Girls like cute guys, but do they like cute girls? On the same note, do guys admire handsome men?

I’m generalizing but not stereotyping when I say women are jealous of other women who are attractive. They consider the good-looking girls to be competition, and get angry when the men fawn all over them. “She’s not that great,” they mutter, commenting on her stringy hair, square jaw, or bent baby toe–whatever flaws they see that are invisible to men. Am I wrong? When a lovely lady leaves the room, ask they guys what she was wearing and what color it was. “Huh?” Then ask the women. They notice everything from her ankle bracelet to the way she flipped her hair. And if she eventually gains weight or starts to lose her looks, other women are pleased to see her knocked down a notch.

Pretty women need to be exceptional nice to other women to cultivate their friendship. And if they are TOO friendly with the guys, the wrong ones will ask them out, pursue them, even stalk them.

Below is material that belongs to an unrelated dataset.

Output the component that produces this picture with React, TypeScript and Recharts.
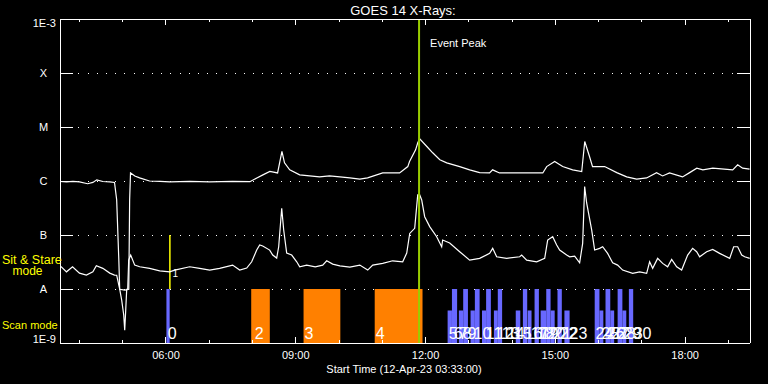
import React from 'react';
import {
  ComposedChart, Line, XAxis, YAxis, CartesianGrid,
  ReferenceArea, ReferenceLine, ReferenceDot,
} from 'recharts';

// GOES 14 X-ray flux, 12-Apr-23 (time in decimal hours UT, flux in W/m^2)
const longChannel: [number, number][] = [
  [3.55, 9.8e-7], [3.7, 9.6e-7], [3.85, 9.8e-7], [4.0, 9.6e-7], [4.19, 8.9e-7],
  [4.31, 9.4e-7], [4.4, 1.05e-6], [4.54, 9.8e-7], [4.7, 9.6e-7], [4.81, 9.4e-7],
  [4.86, 4.5e-7], [4.91, 3.4e-8], [4.93, 9.9e-9], [5.05, 9.5e-9], [5.14, 9.9e-9],
  [5.16, 4.5e-7], [5.18, 1.41e-6], [5.28, 1.24e-6], [5.39, 1.14e-6], [5.62, 1.0e-6],
  [5.86, 9.8e-7], [6.09, 9.6e-7], [6.55, 9.8e-7], [7.01, 9.6e-7], [7.54, 9.8e-7],
  [7.94, 9.7e-7], [8.1, 1.14e-6], [8.24, 1.3e-6], [8.4, 1.5e-6], [8.58, 1.41e-6],
  [8.68, 3.52e-6], [8.74, 2.17e-6], [8.86, 1.61e-6], [9.09, 1.3e-6], [9.32, 1.24e-6],
  [9.55, 1.19e-6], [9.78, 1.24e-6], [10.02, 1.19e-6], [10.25, 1.14e-6], [10.48, 1.08e-6],
  [10.66, 1.14e-6], [11.01, 1.41e-6], [11.4, 1.41e-6], [11.59, 1.85e-6], [11.63, 2.29e-6],
  [11.77, 3.78e-6], [11.82, 5.09e-6], [11.865, 6.05e-6], [12.03, 4.35e-6], [12.165, 3.33e-6],
  [12.33, 2.47e-6], [12.49, 2.17e-6], [12.79, 1.85e-6], [13.02, 1.61e-6], [13.25, 1.43e-6],
  [13.48, 1.41e-6], [13.55, 1.61e-6], [13.71, 1.41e-6], [14.18, 1.41e-6], [14.71, 1.41e-6],
  [14.8, 1.85e-6], [14.985, 2.29e-6], [15.17, 1.85e-6], [15.4, 1.61e-6], [15.61, 1.5e-6],
  [15.68, 5.39e-6], [15.79, 2.84e-6], [15.86, 1.85e-6], [16.02, 1.85e-6], [16.14, 1.85e-6],
  [16.42, 1.43e-6], [16.65, 1.19e-6], [16.88, 1.08e-6], [17.11, 1.14e-6], [17.34, 1.43e-6],
  [17.48, 1.24e-6], [17.64, 1.41e-6], [17.94, 1.19e-6], [18.105, 1.43e-6], [18.27, 1.73e-6],
  [18.41, 1.61e-6], [18.64, 1.73e-6], [19.1, 1.61e-6], [19.215, 1.99e-6], [19.33, 1.73e-6],
  [19.49, 1.66e-6],
];

const shortChannel: [number, number][] = [
  [3.55, 2.58e-8], [3.58, 2.58e-8], [3.7, 2.08e-8], [3.84, 2.58e-8], [4.0, 1.97e-8],
  [4.16, 1.81e-8], [4.31, 2.08e-8], [4.39, 2.69e-8], [4.54, 2.41e-8], [4.7, 1.97e-8],
  [4.81, 1.81e-8], [4.86, 1.8e-8], [4.93, 9.9e-9], [4.976, 6.2e-9], [5.023, 3.3e-9],
  [5.046, 1.72e-9], [5.069, 4.05e-9], [5.092, 9.9e-9], [5.115, 9.9e-9], [5.138, 3.43e-8],
  [5.184, 4.25e-8], [5.277, 2.77e-8], [5.392, 2.58e-8], [5.623, 2.41e-8], [5.855, 2.17e-8],
  [6.086, 2.08e-8], [6.201, 2.24e-8], [6.548, 2.58e-8], [6.779, 2.41e-8], [7.01, 2.24e-8],
  [7.24, 2.41e-8], [7.54, 2.77e-8], [7.704, 2.24e-8], [7.866, 2.44e-8], [7.981, 3.19e-8],
  [8.097, 5.26e-8], [8.166, 6.52e-8], [8.236, 6.25e-8], [8.397, 5.26e-8], [8.467, 4.25e-8],
  [8.559, 3.74e-8], [8.605, 6.06e-8], [8.675, 3.13e-7], [8.721, 1.24e-7], [8.79, 4.63e-8],
  [8.906, 4.25e-8], [9.022, 3.19e-8], [9.091, 2.58e-8], [9.253, 2.77e-8], [9.45, 2.58e-8],
  [9.623, 2.77e-8], [9.715, 3.33e-8], [9.854, 2.89e-8], [10.02, 2.69e-8], [10.25, 2.55e-8],
  [10.48, 2.77e-8], [10.663, 2.24e-8], [10.779, 2.77e-8], [11.01, 2.98e-8], [11.241, 3.33e-8],
  [11.472, 3.19e-8], [11.565, 4.63e-8], [11.634, 1.07e-7], [11.749, 1.33e-7], [11.819, 5.52e-7],
  [11.865, 5.52e-7], [11.911, 4.46e-7], [11.98, 2.18e-7], [12.096, 1.43e-7], [12.257, 9.29e-8],
  [12.373, 6.06e-8], [12.396, 8.07e-8], [12.558, 7.1e-8], [12.789, 4.9e-8], [13.02, 3.43e-8],
  [13.251, 3.69e-8], [13.482, 4.57e-8], [13.552, 5.66e-8], [13.644, 3.95e-8], [13.875, 3.69e-8],
  [14.176, 3.95e-8], [14.222, 4.25e-8], [14.338, 3.43e-8], [14.569, 3.19e-8], [14.754, 3.69e-8],
  [14.823, 8.07e-8], [14.939, 9.29e-8], [15.031, 6.52e-8], [15.1, 5.26e-8], [15.262, 4.25e-8],
  [15.331, 3.95e-8], [15.447, 4.07e-8], [15.562, 3.06e-8], [15.632, 7.01e-8], [15.678, 7.87e-7],
  [15.724, 3.92e-7], [15.84, 1.24e-7], [15.909, 5.26e-8], [16.024, 5.66e-8], [16.094, 6.06e-8],
  [16.209, 4.57e-8], [16.325, 3.06e-8], [16.44, 2.77e-8], [16.556, 2.24e-8], [16.787, 1.95e-8],
  [16.949, 2.08e-8], [17.111, 1.95e-8], [17.18, 3.19e-8], [17.25, 2.41e-8], [17.365, 3.69e-8],
  [17.481, 2.98e-8], [17.596, 2.58e-8], [17.689, 3.54e-8], [17.805, 2.58e-8], [17.92, 2.24e-8],
  [18.059, 4.25e-8], [18.174, 5.66e-8], [18.267, 4.9e-8], [18.336, 3.95e-8], [18.498, 4.9e-8],
  [18.637, 5.42e-8], [18.798, 4.57e-8], [19.03, 3.69e-8], [19.123, 6.06e-8], [19.215, 6.06e-8],
  [19.308, 4.25e-8], [19.377, 3.95e-8], [19.493, 3.69e-8],
];

const hourTicks = [4, 5, 6, 7, 8, 9, 10, 11, 12, 13, 14, 15, 16, 17, 18, 19];
const fluxTicks = [1e-9, 1e-8, 1e-7, 1e-6, 1e-5, 1e-4, 1e-3];
const fluxLabels = ['1E-9', 'A', 'B', 'C', 'M', 'X', '1E-3'];

// observation blocks [start, end] in hours
const sitStareBlocks: [number, number][] = [[7.97, 8.4], [9.18, 10.03], [10.825, 11.93]];
const scanHigh: [number, number][] = [
  [6.01, 6.085], [12.61, 12.73], [12.87, 12.98], [13.14, 13.25], [13.4, 13.51], [13.67, 13.77],
  [14.25, 14.35], [14.52, 14.62], [14.79, 14.89], [15.05, 15.15], [15.91, 16.02],
  [16.16, 16.27], [16.44, 16.55], [16.7, 16.8],
];
const scanLow: [number, number][] = [
  [12.51, 12.61], [12.77, 12.87], [13.04, 13.14], [13.305, 13.4], [13.58, 13.67],
  [14.085, 14.19], [14.36, 14.45], [14.66, 14.79], [14.89, 14.985], [15.21, 15.33],
  [16.02, 16.11], [16.27, 16.36], [16.55, 16.64],
];
const obsLabels: [string, number][] = [
  ['0', 6.04], ['2', 8.05], ['3', 9.2], ['4', 10.85], ['5', 12.535], ['6', 12.65],
  ['7', 12.77], ['8', 12.86], ['9', 12.97], ['10', 13.11], ['11', 13.39], ['12', 13.64],
  ['13', 13.76], ['14', 13.88], ['15', 14.04], ['16', 14.29], ['17', 14.43], ['18', 14.57],
  ['19', 14.66], ['20', 14.82], ['21', 14.96], ['22', 15.1], ['23', 15.33], ['24', 15.93],
  ['25', 16.07], ['26', 16.19], ['27', 16.3], ['28', 16.44], ['29', 16.58], ['30', 16.81],
];
const sitStareMark = 6.09;
const eventPeak = 11.85;

const FONT = '"Liberation Sans", Arial, sans-serif';
const WHITE = '#ffffff';
const YELLOW = '#ffff00';
const BLUE = '#6868ff';
const ORANGE = '#ff8000';
const PEAK = '#9acd00';

const longData = longChannel.map(([t, v]) => ({ t, v }));
const shortData = shortChannel.map(([t, v]) => ({ t, v }));

const pad = (h: number) => (h < 10 ? `0${h}` : `${h}`);

const BottomTick = ({ x, y, payload }: any) => {
  const major = payload.value % 3 === 0;
  return (
    <g>
      <line x1={x} x2={x} y1={y} y2={y - (major ? 6 : 3)} stroke={WHITE} shapeRendering="crispEdges" />
      {major && (
        <text x={x} y={y + 16} textAnchor="middle" fill={WHITE} fontSize={11} fontFamily={FONT}>
          {`${pad(payload.value)}:00`}
        </text>
      )}
    </g>
  );
};

const TopTick = ({ x, y, payload }: any) => {
  const major = payload.value % 3 === 0;
  return <line x1={x} x2={x} y1={y} y2={y + (major ? 6 : 3)} stroke={WHITE} shapeRendering="crispEdges" />;
};

const LeftTick = ({ x, y, index }: any) => {
  const label = fluxLabels[index];
  const edge = index === 0 || index === fluxLabels.length - 1;
  return (
    <g>
      {!edge && <line x1={x} x2={x + 13} y1={y} y2={y} stroke={WHITE} shapeRendering="crispEdges" />}
      <text
        x={edge ? x - 4 : x - 16.5}
        y={index === 0 ? y : edge ? y + 8 : y + 4}
        textAnchor={edge ? 'end' : 'middle'}
        fill={WHITE}
        fontSize={11}
        fontFamily={FONT}
      >
        {label}
      </text>
    </g>
  );
};

const RightTick = ({ x, y, index }: any) => {
  const edge = index === 0 || index === fluxLabels.length - 1;
  return edge ? <g /> : <line x1={x} x2={x - 13} y1={y} y2={y} stroke={WHITE} shapeRendering="crispEdges" />;
};

const EventLabel = ({ viewBox }: any) => (
  <text x={viewBox.x + 11} y={viewBox.y + 28} fill={WHITE} fontSize={11} fontFamily={FONT}>
    Event Peak
  </text>
);

const axisLine = { stroke: WHITE, shapeRendering: 'crispEdges' };

export default function App() {
  return (
    <div style={{ position: 'absolute', left: 0, top: 0, width: 768, height: 384, background: '#000' }}>
      <ComposedChart width={768} height={384} margin={{ top: 0, right: 0, bottom: 0, left: 0 }}>
        <CartesianGrid horizontal vertical={false} stroke={WHITE} strokeDasharray="1 8.2" shapeRendering="crispEdges" />
        <XAxis
          type="number" dataKey="t" domain={[3.55, 19.5]} allowDataOverflow
          ticks={hourTicks} interval={0} tickSize={0} tickMargin={0} tickLine={false}
          axisLine={axisLine} height={41} tick={BottomTick}
        />
        <XAxis
          xAxisId="top" orientation="top" type="number" dataKey="t" domain={[3.55, 19.5]}
          allowDataOverflow ticks={hourTicks} interval={0} tickSize={0} tickMargin={0}
          tickLine={false} axisLine={axisLine} height={19} tick={TopTick}
        />
        <YAxis
          scale="log" domain={[1e-9, 1e-3]} allowDataOverflow ticks={fluxTicks} interval={0}
          tickSize={0} tickMargin={0} tickLine={false} axisLine={axisLine}
          width={60} tick={LeftTick}
        />
        <YAxis
          yAxisId="right" orientation="right" scale="log" domain={[1e-9, 1e-3]} allowDataOverflow
          ticks={fluxTicks} interval={0} tickSize={0} tickMargin={0} tickLine={false}
          axisLine={axisLine} width={18} tick={RightTick}
        />

        {sitStareBlocks.map(([a, b], i) => (
          <ReferenceArea key={`o${i}`} x1={a} x2={b} y1={1e-9} y2={1e-8} fill={ORANGE} fillOpacity={1} stroke="none" />
        ))}
        {scanHigh.map(([a, b], i) => (
          <ReferenceArea key={`h${i}`} x1={a} x2={b} y1={1e-9} y2={1e-8} fill={BLUE} fillOpacity={1} stroke="none" />
        ))}
        {scanLow.map(([a, b], i) => (
          <ReferenceArea key={`l${i}`} x1={a} x2={b} y1={1e-9} y2={4e-9} fill={BLUE} fillOpacity={1} stroke="none" />
        ))}

        <ReferenceLine
          segment={[{ x: sitStareMark, y: 1e-7 }, { x: sitStareMark, y: 1e-8 }]}
          stroke={YELLOW} strokeOpacity={1} strokeWidth={1.5}
        />
        <ReferenceDot
          x={6.15} y={1e-8} r={0}
          shape={(p: any) => (
            <text x={p.cx} y={p.cy - 12} fill={WHITE} fontSize={10} fontFamily={FONT}>1</text>
          )}
        />

        <Line data={longData} dataKey="v" type="linear" stroke={WHITE} strokeWidth={1.2} dot={false} isAnimationActive={false} />
        <Line data={shortData} dataKey="v" type="linear" stroke={WHITE} strokeWidth={1.2} dot={false} isAnimationActive={false} />

        <ReferenceLine x={eventPeak} stroke={PEAK} strokeOpacity={1} strokeWidth={2} label={EventLabel} />

        {obsLabels.map(([label, t]) => (
          <ReferenceDot
            key={label} x={t} y={1e-9} r={0}
            shape={(p: any) => (
              <text x={p.cx} y={p.cy - 4.5} fill={WHITE} fontSize={16} fontFamily={FONT}>{label}</text>
            )}
          />
        ))}
      </ComposedChart>

      <svg width={768} height={384} style={{ position: 'absolute', left: 0, top: 0, pointerEvents: 'none' }}>
        <text x={403} y={15} textAnchor="middle" fill={WHITE} fontSize={13} fontFamily={FONT}>GOES 14 X-Rays:</text>
        <text x={404} y={373} textAnchor="middle" fill={WHITE} fontSize={11} fontFamily={FONT}>Start Time (12-Apr-23 03:33:00)</text>
        <text x={2} y={263.5} fill={YELLOW} fontSize={12.5} fontFamily={FONT}>Sit &amp; Stare</text>
        <text x={12.5} y={275} fill={YELLOW} fontSize={12} fontFamily={FONT}>mode</text>
        <text x={2} y={328.5} fill={YELLOW} fontSize={11} fontFamily={FONT}>Scan mode</text>
      </svg>
    </div>
  );
}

Men, on the other hand, kind of like having a good-looking guy around to serve as a magnet for women. But handsome men, especially tall ones, are under pressure. They are expected to be good athletes. To be leaders and decision makers. Employers will put them in sales or management positions, but are less tolerant if they fail.

Okay, I know I’m not convincing anyone to feel sorry for the beautiful people of the world. There is no denying they have advantages. But we should not resent them, envy them, or compare ourselves to them. Just be the best we can be with what we have.